Paolo David, i Franza, la massoneria e la banca di Belpasso


Per chi non ricordasse, il consigliere comunale ex Pd poi Forza Italia-Genovese Paolo David, bancario, arrestato stanotte per voto di scambio politico-mafioso, dichiarò di aver speso per la campagna elettorale delle ultime amministrative poco meno di 15.000 euro beneficiando del prezioso contributo di 2.500 euro della Caronte&Tourist del Gruppo Franza-Matacena.  Ancora meno ricordano che il nome di Paolo David compariva nei primi anni ’90 nell’elenco della loggia massonica “Minolfi”  del Grande Oriente d’Italia, accanto ad alcuni agenti segreti coperti dell’organizzazione militare “Gladio”, esponenti delle forze armate, dell’Arma dei Carabinieri, della Polizia di Stato e numerosi membri delle famiglie Candido-Cuzzocrea originarie di Seminara successivamente ai vertici dell’Università degli Studi di Messina e di aziende nel settore farmaceutico-cantieristico-informatico.

Paolo David, come si legge nel volume “Le mani sull’università” del Comitato Messinese per la pace e il disarmo unilaterale  (Armando Siciliano editore, 1998), era in quegli anni direttore della “neonata agenzia a Messina della Banca Popolare di Belpasso”. “Il 29 giugno 1995 – continua il testo - la Banca Popolare di Belpasso è stata al centro di una operazione della Guardia di Finanza, accusata, in breve, di essere lo sportello del boss catanese Giuseppe  Pulvirenti detto ‘u Malpassotu, braccio destro di Nitto Santapaola. I massimi dirigenti dell'istituto sono  stati accusati  di concorso esterno in associazione mafiosa e sono stati controllati i crediti agevolati concessi agli amici o i contributi a fondo perduto dati agli uomini della cosca. Durante il processo al clan Pulvirenti, sette mesi prima, il pentito Filippo Malvagna aveva svelato alcuni meccanismi nel funzionamento della banca: il clan Pulvirenti prestava ad usura soldi ricevuti dalla banca di Belpasso e le operazioni erano “facilitate” dalla presenza tra gli azionisti di Filippo Scuderi, affiliato alla cosca. Malvagna ha anche raccontato che una volta Pietro Puglisi, genero di Giuseppe Pulvirenti, ottenne 100 milioni di lire: il prestito ad usura gli rendeva 10 milioni al mese.
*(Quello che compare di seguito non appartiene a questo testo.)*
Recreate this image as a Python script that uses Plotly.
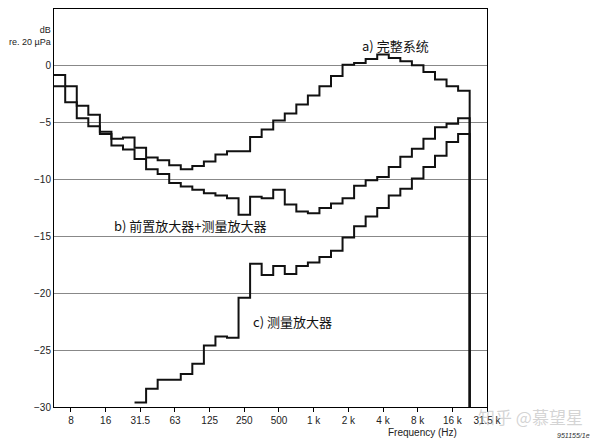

Attraverso l’usura la cosca riusciva ad acquisire società ed aziende in difficoltà economiche. Nel dicembre del 1995, durante una udienza del processo “Aria pulita 2” alla mafia catanese, giunge una ulteriore testimonianza: il pentito Alfio Licciardello, ex capodecina di Belpasso, dichiara che la Popolare nominava direttori graditi a Pulvirenti, tanto che riusciva ad ottenere fidi senza coperture e ad aprire conti  correnti senza controlli. All’inizio degli anni ‘90, la Banca entrò in crisi per un buco miliardario, e si ipotizzò un salvataggio con i capitali dei palermitani Graviano, boss di Brancaccio. L’ipotesi non piacque a Pulvirenti, che voleva disporre del pieno controllo dell'istituto. Mentre la Banca Popolare di Belpasso era nell’occhio del ciclone, le amministrazioni provinciali di Messina e Catania a guida post-fascista e le facoltà di Economia e commercio delle due città siciliane non trovavano di meglio che coorganizzare a Taormina con l’istituto del “Malpassotu” il convegno di studio sulla “prevenzione  della crisi bancaria nell'ordinamento italiano e comunitario”. Tra i partecipanti numerosi esponenti di Bankitalia ed alcuni rappresentanti del Comitato economico e sociale dell'Unione europea”.

Nel 1994, la filiale di Messina del Banco Popolare di Belpasso diretta da David donò un assegno di 25 milioni di vecchie lire al “Centro per il trattamento dei neurolesi lungodegenti” della Fondazione Bonino-Pulejo di Messina, divenendo uno dei “benemeriti” dell’istituzione insieme alla sig.ra Olga Franza Mondello (15 milioni) e alla Banca Nazionale del Lavoro (13 milioni).
Ancora una volta, uno spaccato dell’immortale borghesia illiberale della città dello Stretto.